»»

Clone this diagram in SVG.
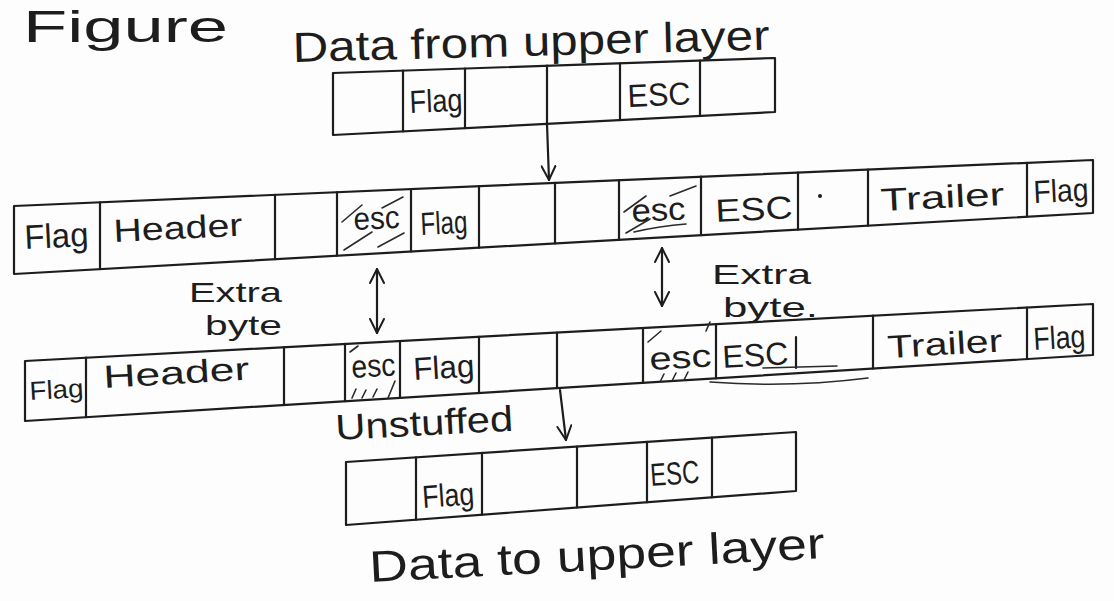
<svg xmlns="http://www.w3.org/2000/svg" width="1114" height="601" viewBox="0 0 1114 601">
  <style>
    .ink { fill: none; stroke: #1d1d1d; stroke-width: 2.2; stroke-linecap: round; stroke-linejoin: round; }
    .hatch { fill: none; stroke: #2a2a2a; stroke-width: 1.6; stroke-linecap: round; }
    .t { font-family: "Liberation Sans", Arial, sans-serif; fill: #1d1d1d; }
    .cell { font-size: 32px; }
    .lbl { font-size: 28px; }
    .title { font-size: 42px; }
  </style>
  <defs>
    <marker id="vhead" viewBox="0 0 16 16" refX="15" refY="8" markerWidth="16" markerHeight="16" markerUnits="userSpaceOnUse" orient="auto-start-reverse">
      <path d="M1,1 L15,8 L1,15" fill="none" stroke="#1d1d1d" stroke-width="2" stroke-linecap="round"/>
    </marker>
  </defs>

  <rect width="1114" height="601" fill="#fdfdfd"/>

  <!-- heading -->
  <text class="t" x="23" y="42" font-size="44" textLength="205" lengthAdjust="spacingAndGlyphs">Figure</text>

  <!-- data handed down from the upper layer -->
  <g id="data-from-upper">
    <text class="t title" x="293" y="62" textLength="477" lengthAdjust="spacingAndGlyphs" transform="rotate(-1.5 293 62)">Data from upper layer</text>
    <path class="ink" d="M333,73 L775,58 L775,112 L333,135 Z"/>
    <path class="ink" d="M403,70.6 V131.4 M465,68.5 V128.1 M547,65.7 V123.9 M620,63.3 V120.1 M700,60.5 V115.9"/>
    <text class="t cell" x="410" y="113" textLength="53" lengthAdjust="spacingAndGlyphs" transform="rotate(-2.5 410 113)">Flag</text>
    <text class="t cell" x="628" y="107" textLength="63" lengthAdjust="spacingAndGlyphs" transform="rotate(-2.5 628 107)">ESC</text>
  </g>

  <!-- stuffed frame as sent -->
  <g id="frame-sent">
    <path class="ink" d="M14,206 L1093,160 L1093,213 L14,274 Z"/>
    <path class="ink" d="M100,202.3 V269.1 M275,194.9 V259.2 M337,192.2 V255.7 M411,189.1 V251.6 M479,186.2 V247.7 M555,182.9 V243.4 M619,180.2 V239.8 M701,176.7 V235.2 M798,172.6 V229.7 M868,169.6 V225.7 M1027,162.8 V216.7"/>
    <g class="hatch">
      <path d="M342,222 L362,205 M344,250 L372,232 M378,247 L404,233 M382,208 L403,197"/>
      <path d="M624,212 L646,196 M626,233 L650,219 M634,232 Q660,226 686,224 M670,196 L696,186"/>
    </g>
    <circle cx="820" cy="196" r="2" fill="#1d1d1d"/>
    <g class="t cell">
      <text x="25" y="249" font-size="34" textLength="64" lengthAdjust="spacingAndGlyphs" transform="rotate(-2.8 25 249)">Flag</text>
      <text x="114" y="242" textLength="129" lengthAdjust="spacingAndGlyphs" transform="rotate(-2.8 114 242)">Header</text>
      <text x="354" y="230" textLength="46" lengthAdjust="spacingAndGlyphs" transform="rotate(-2.8 354 230)">esc</text>
      <text x="421" y="235" textLength="47" lengthAdjust="spacingAndGlyphs" transform="rotate(-2.8 421 235)">Flag</text>
      <text x="632" y="222" textLength="54" lengthAdjust="spacingAndGlyphs" transform="rotate(-2.8 632 222)">esc</text>
      <text x="716" y="222" textLength="77" lengthAdjust="spacingAndGlyphs" transform="rotate(-2.8 716 222)">ESC</text>
      <text x="881" y="211" textLength="124" lengthAdjust="spacingAndGlyphs" transform="rotate(-2.8 881 211)">Trailer</text>
      <text x="1034" y="203" textLength="55" lengthAdjust="spacingAndGlyphs" transform="rotate(-2.8 1034 203)">Flag</text>
    </g>
  </g>

  <!-- "Extra byte" notes -->
  <g id="extra-byte-left">
    <text class="t lbl" x="189" y="302" textLength="93" lengthAdjust="spacingAndGlyphs">Extra</text>
    <text class="t lbl" x="205" y="335" textLength="77" lengthAdjust="spacingAndGlyphs">byte</text>
  </g>
  <g id="extra-byte-right">
    <text class="t lbl" x="712" y="284" textLength="99" lengthAdjust="spacingAndGlyphs">Extra</text>
    <text class="t lbl" x="723" y="317" textLength="95" lengthAdjust="spacingAndGlyphs">byte.</text>
  </g>

  <!-- frame as received -->
  <g id="frame-received">
    <path class="ink" d="M25,361 L1093,304 L1093,355 L25,421 Z"/>
    <path class="ink" d="M86,357.7 V417.2 M284,347.2 V405 M345,343.9 V401.2 M400,341 V397.8 M479,336.8 V392.9 M557,332.6 V388.1 M643,328 V382.8 M716,324.1 V378.3 M873,315.7 V368.6 M1027,307.5 V359.1"/>
    <path class="ink" d="M796,337 V368"/>
    <g class="hatch">
      <path d="M352,398 L356,389 M362,398 L366,390 M373,397 L377,389 M388,398 L395,381 M350,352 L358,346"/>
      <path d="M648,342 L661,331 M660,382 L664,374 M672,381 L676,373 M684,380 L688,372 M706,331 L710,322"/>
      <path d="M763,368 L837,366 M710,382 Q790,388 868,378"/>
    </g>
    <g class="t cell">
      <text x="30" y="400" font-size="26" textLength="54" lengthAdjust="spacingAndGlyphs" transform="rotate(-3.3 30 400)">Flag</text>
      <text x="104" y="388" textLength="146" lengthAdjust="spacingAndGlyphs" transform="rotate(-3.3 104 388)">Header</text>
      <text x="352" y="378" textLength="44" lengthAdjust="spacingAndGlyphs" transform="rotate(-3.3 352 378)">esc</text>
      <text x="414" y="380" textLength="61" lengthAdjust="spacingAndGlyphs" transform="rotate(-3.3 414 380)">Flag</text>
      <text x="650" y="370" textLength="62" lengthAdjust="spacingAndGlyphs" transform="rotate(-3.3 650 370)">esc</text>
      <text x="723" y="368" textLength="66" lengthAdjust="spacingAndGlyphs" transform="rotate(-3.3 723 368)">ESC</text>
      <text x="888" y="358" textLength="115" lengthAdjust="spacingAndGlyphs" transform="rotate(-3.3 888 358)">Trailer</text>
      <text x="1034" y="350" textLength="52" lengthAdjust="spacingAndGlyphs" transform="rotate(-3.3 1034 350)">Flag</text>
    </g>
  </g>

  <g id="unstuffed-label">
    <text class="t" x="336" y="440" font-size="36" textLength="178" lengthAdjust="spacingAndGlyphs" transform="rotate(-3 336 440)">Unstuffed</text>
  </g>

  <!-- data passed up to the upper layer -->
  <g id="data-to-upper">
    <path class="ink" d="M346,462 L796,432 L796,491 L346,525 Z"/>
    <path class="ink" d="M416,457.3 V519.7 M482,452.9 V514.7 M577,446.6 V507.5 M647,441.9 V502.3 M712,437.6 V497.3"/>
    <text class="t cell" x="423" y="508" textLength="52" lengthAdjust="spacingAndGlyphs" transform="rotate(-4 423 508)">Flag</text>
    <text class="t cell" x="651" y="486" font-size="28" textLength="49" lengthAdjust="spacingAndGlyphs" transform="rotate(-4 651 486)">ESC</text>
    <text class="t" x="370" y="582" font-size="44" textLength="456" lengthAdjust="spacingAndGlyphs" transform="rotate(-3 370 582)">Data to upper layer</text>
  </g>

  <!-- connectors -->
  <g id="connectors" class="ink">
    <path d="M547,124 L549,180" marker-end="url(#vhead)"/>
    <path d="M377,269 L377,333" marker-start="url(#vhead)" marker-end="url(#vhead)"/>
    <path d="M662,248 L662,306" marker-start="url(#vhead)" marker-end="url(#vhead)"/>
    <path d="M560,390 L566,440" marker-end="url(#vhead)"/>
  </g>
</svg>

««

▶ _SET PROBLEM_
Transcribe the material exactly, keeping every word and none of the pictures.

▶ _SOLUTION TO THE EXERCISE_
Clone this diagram in SVG.
<svg xmlns="http://www.w3.org/2000/svg" width="1114" height="601" viewBox="0 0 1114 601">
  <style>
    .ink { fill: none; stroke: #1d1d1d; stroke-width: 2.2; stroke-linecap: round; stroke-linejoin: round; }
    .hatch { fill: none; stroke: #2a2a2a; stroke-width: 1.6; stroke-linecap: round; }
    .t { font-family: "Liberation Sans", Arial, sans-serif; fill: #1d1d1d; }
    .cell { font-size: 32px; }
    .lbl { font-size: 28px; }
    .title { font-size: 42px; }
  </style>
  <defs>
    <marker id="vhead" viewBox="0 0 16 16" refX="15" refY="8" markerWidth="16" markerHeight="16" markerUnits="userSpaceOnUse" orient="auto-start-reverse">
      <path d="M1,1 L15,8 L1,15" fill="none" stroke="#1d1d1d" stroke-width="2" stroke-linecap="round"/>
    </marker>
  </defs>

  <rect width="1114" height="601" fill="#fdfdfd"/>

  <!-- heading -->
  <text class="t" x="23" y="42" font-size="44" textLength="205" lengthAdjust="spacingAndGlyphs">Figure</text>

  <!-- data handed down from the upper layer -->
  <g id="data-from-upper">
    <text class="t title" x="293" y="62" textLength="477" lengthAdjust="spacingAndGlyphs" transform="rotate(-1.5 293 62)">Data from upper layer</text>
    <path class="ink" d="M333,73 L775,58 L775,112 L333,135 Z"/>
    <path class="ink" d="M403,70.6 V131.4 M465,68.5 V128.1 M547,65.7 V123.9 M620,63.3 V120.1 M700,60.5 V115.9"/>
    <text class="t cell" x="410" y="113" textLength="53" lengthAdjust="spacingAndGlyphs" transform="rotate(-2.5 410 113)">Flag</text>
    <text class="t cell" x="628" y="107" textLength="63" lengthAdjust="spacingAndGlyphs" transform="rotate(-2.5 628 107)">ESC</text>
  </g>

  <!-- stuffed frame as sent -->
  <g id="frame-sent">
    <path class="ink" d="M14,206 L1093,160 L1093,213 L14,274 Z"/>
    <path class="ink" d="M100,202.3 V269.1 M275,194.9 V259.2 M337,192.2 V255.7 M411,189.1 V251.6 M479,186.2 V247.7 M555,182.9 V243.4 M619,180.2 V239.8 M701,176.7 V235.2 M798,172.6 V229.7 M868,169.6 V225.7 M1027,162.8 V216.7"/>
    <g class="hatch">
      <path d="M342,222 L362,205 M344,250 L372,232 M378,247 L404,233 M382,208 L403,197"/>
      <path d="M624,212 L646,196 M626,233 L650,219 M634,232 Q660,226 686,224 M670,196 L696,186"/>
    </g>
    <circle cx="820" cy="196" r="2" fill="#1d1d1d"/>
    <g class="t cell">
      <text x="25" y="249" font-size="34" textLength="64" lengthAdjust="spacingAndGlyphs" transform="rotate(-2.8 25 249)">Flag</text>
      <text x="114" y="242" textLength="129" lengthAdjust="spacingAndGlyphs" transform="rotate(-2.8 114 242)">Header</text>
      <text x="354" y="230" textLength="46" lengthAdjust="spacingAndGlyphs" transform="rotate(-2.8 354 230)">esc</text>
      <text x="421" y="235" textLength="47" lengthAdjust="spacingAndGlyphs" transform="rotate(-2.8 421 235)">Flag</text>
      <text x="632" y="222" textLength="54" lengthAdjust="spacingAndGlyphs" transform="rotate(-2.8 632 222)">esc</text>
      <text x="716" y="222" textLength="77" lengthAdjust="spacingAndGlyphs" transform="rotate(-2.8 716 222)">ESC</text>
      <text x="881" y="211" textLength="124" lengthAdjust="spacingAndGlyphs" transform="rotate(-2.8 881 211)">Trailer</text>
      <text x="1034" y="203" textLength="55" lengthAdjust="spacingAndGlyphs" transform="rotate(-2.8 1034 203)">Flag</text>
    </g>
  </g>

  <!-- "Extra byte" notes -->
  <g id="extra-byte-left">
    <text class="t lbl" x="189" y="302" textLength="93" lengthAdjust="spacingAndGlyphs">Extra</text>
    <text class="t lbl" x="205" y="335" textLength="77" lengthAdjust="spacingAndGlyphs">byte</text>
  </g>
  <g id="extra-byte-right">
    <text class="t lbl" x="712" y="284" textLength="99" lengthAdjust="spacingAndGlyphs">Extra</text>
    <text class="t lbl" x="723" y="317" textLength="95" lengthAdjust="spacingAndGlyphs">byte.</text>
  </g>

  <!-- frame as received -->
  <g id="frame-received">
    <path class="ink" d="M25,361 L1093,304 L1093,355 L25,421 Z"/>
    <path class="ink" d="M86,357.7 V417.2 M284,347.2 V405 M345,343.9 V401.2 M400,341 V397.8 M479,336.8 V392.9 M557,332.6 V388.1 M643,328 V382.8 M716,324.1 V378.3 M873,315.7 V368.6 M1027,307.5 V359.1"/>
    <path class="ink" d="M796,337 V368"/>
    <g class="hatch">
      <path d="M352,398 L356,389 M362,398 L366,390 M373,397 L377,389 M388,398 L395,381 M350,352 L358,346"/>
      <path d="M648,342 L661,331 M660,382 L664,374 M672,381 L676,373 M684,380 L688,372 M706,331 L710,322"/>
      <path d="M763,368 L837,366 M710,382 Q790,388 868,378"/>
    </g>
    <g class="t cell">
      <text x="30" y="400" font-size="26" textLength="54" lengthAdjust="spacingAndGlyphs" transform="rotate(-3.3 30 400)">Flag</text>
      <text x="104" y="388" textLength="146" lengthAdjust="spacingAndGlyphs" transform="rotate(-3.3 104 388)">Header</text>
      <text x="352" y="378" textLength="44" lengthAdjust="spacingAndGlyphs" transform="rotate(-3.3 352 378)">esc</text>
      <text x="414" y="380" textLength="61" lengthAdjust="spacingAndGlyphs" transform="rotate(-3.3 414 380)">Flag</text>
      <text x="650" y="370" textLength="62" lengthAdjust="spacingAndGlyphs" transform="rotate(-3.3 650 370)">esc</text>
      <text x="723" y="368" textLength="66" lengthAdjust="spacingAndGlyphs" transform="rotate(-3.3 723 368)">ESC</text>
      <text x="888" y="358" textLength="115" lengthAdjust="spacingAndGlyphs" transform="rotate(-3.3 888 358)">Trailer</text>
      <text x="1034" y="350" textLength="52" lengthAdjust="spacingAndGlyphs" transform="rotate(-3.3 1034 350)">Flag</text>
    </g>
  </g>

  <g id="unstuffed-label">
    <text class="t" x="336" y="440" font-size="36" textLength="178" lengthAdjust="spacingAndGlyphs" transform="rotate(-3 336 440)">Unstuffed</text>
  </g>

  <!-- data passed up to the upper layer -->
  <g id="data-to-upper">
    <path class="ink" d="M346,462 L796,432 L796,491 L346,525 Z"/>
    <path class="ink" d="M416,457.3 V519.7 M482,452.9 V514.7 M577,446.6 V507.5 M647,441.9 V502.3 M712,437.6 V497.3"/>
    <text class="t cell" x="423" y="508" textLength="52" lengthAdjust="spacingAndGlyphs" transform="rotate(-4 423 508)">Flag</text>
    <text class="t cell" x="651" y="486" font-size="28" textLength="49" lengthAdjust="spacingAndGlyphs" transform="rotate(-4 651 486)">ESC</text>
    <text class="t" x="370" y="582" font-size="44" textLength="456" lengthAdjust="spacingAndGlyphs" transform="rotate(-3 370 582)">Data to upper layer</text>
  </g>

  <!-- connectors -->
  <g id="connectors" class="ink">
    <path d="M547,124 L549,180" marker-end="url(#vhead)"/>
    <path d="M377,269 L377,333" marker-start="url(#vhead)" marker-end="url(#vhead)"/>
    <path d="M662,248 L662,306" marker-start="url(#vhead)" marker-end="url(#vhead)"/>
    <path d="M560,390 L566,440" marker-end="url(#vhead)"/>
  </g>
</svg>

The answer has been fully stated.